By Emmett Dulaney
For The Herald Bulletin
I am always sad to see a business close, but was particularly moved by the closing of Speck’s Pet Supplies last week. So upset, in fact, that I actually had to think about it for a while to see if I could interpret why. After all, theoretically I should be more bothered by the closing of the KFC since it means I have to drive farther for the $5 lunch box now than by the closing of a store that I haven’t been in that much recently.
After analyzing it for a bit, I came up with two reasons why I was troubled. The first was purely nostalgia. When my kids were little, my wife and I foolishly made a mistake of rotating through each child and letting them pick what the family would have as a pet (only one or two at a time, mind you). By not putting further parameters on the oldest child, that meant that we couldn’t put restrictions on the younger ones either and the whole lot of them turned out to be much more creative in what they selected than I imagined they ever would. We wound up with lizards and birds and a lot of what you might find at a really poorly run zoo. Having no experience with these creatures, or the diet they required, I found myself in Speck’s often over the course of a few years depending on them to help with whatever was needed at that moment. I will always be grateful that they had what was required to keep some strange animal healthy week after week.
The second reason has to do with a recession many years ago. My father — in need of a venture that would feed the family — seriously considered opening a pet-related business before choosing to pursue another option. He reasoned that Americans spend an awful lot of money on their pets, and he thought that when the economy turned bad they would spend even more. Lacking the normal disposable income to go out to eat, to go to movies, and so on, families would spend a lot of time at home, he calculated, and that meant spending more time with their dogs and cats. Those animals would then come to be considered an even bigger part of the family than usual and “parents” would be more likely to spoil them with a few additional dollars being spent on toys and treats. I laughed my fool head off at his assertion.

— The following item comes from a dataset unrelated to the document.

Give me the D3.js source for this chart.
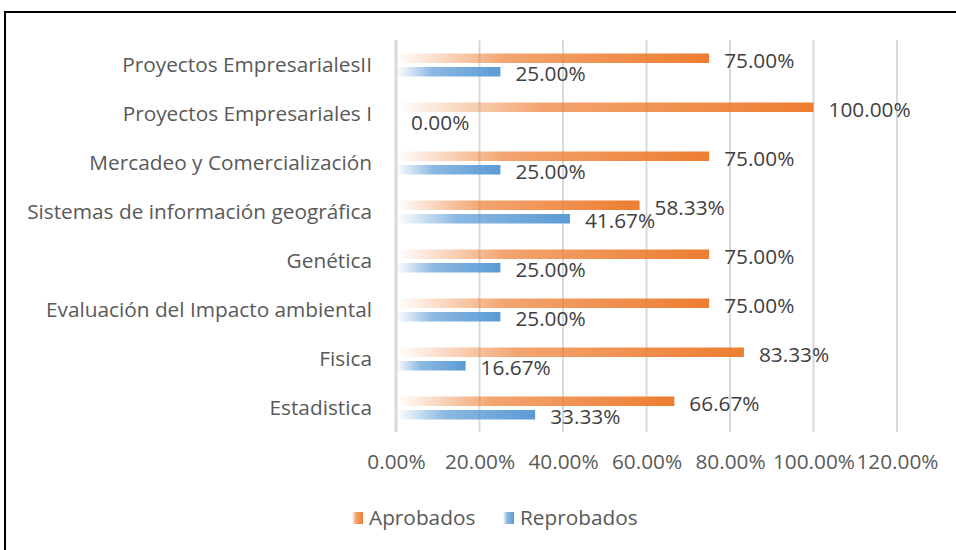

Believe it or not, though, he was right and the numbers bear him out. Americans spent over $53 billion on pets last year and are expected to spend over $55 billion this year. This is double what it was only a few years ago and the numbers have increased every year for the past 20 despite economic recessions, downturns, etc. Whether times are good or bad, Americans will spend more money on their pets each and every year. There are not a lot of other things that you can say that about.
It is a sad commentary that the store here could not stay in business while the Speck’s chain opened two stores in neighboring communities within the past month. The tear I shed was genuine.
Emmett Dulaney is the author of several books on technology and an Anderson resident. His column appears Tuesdays.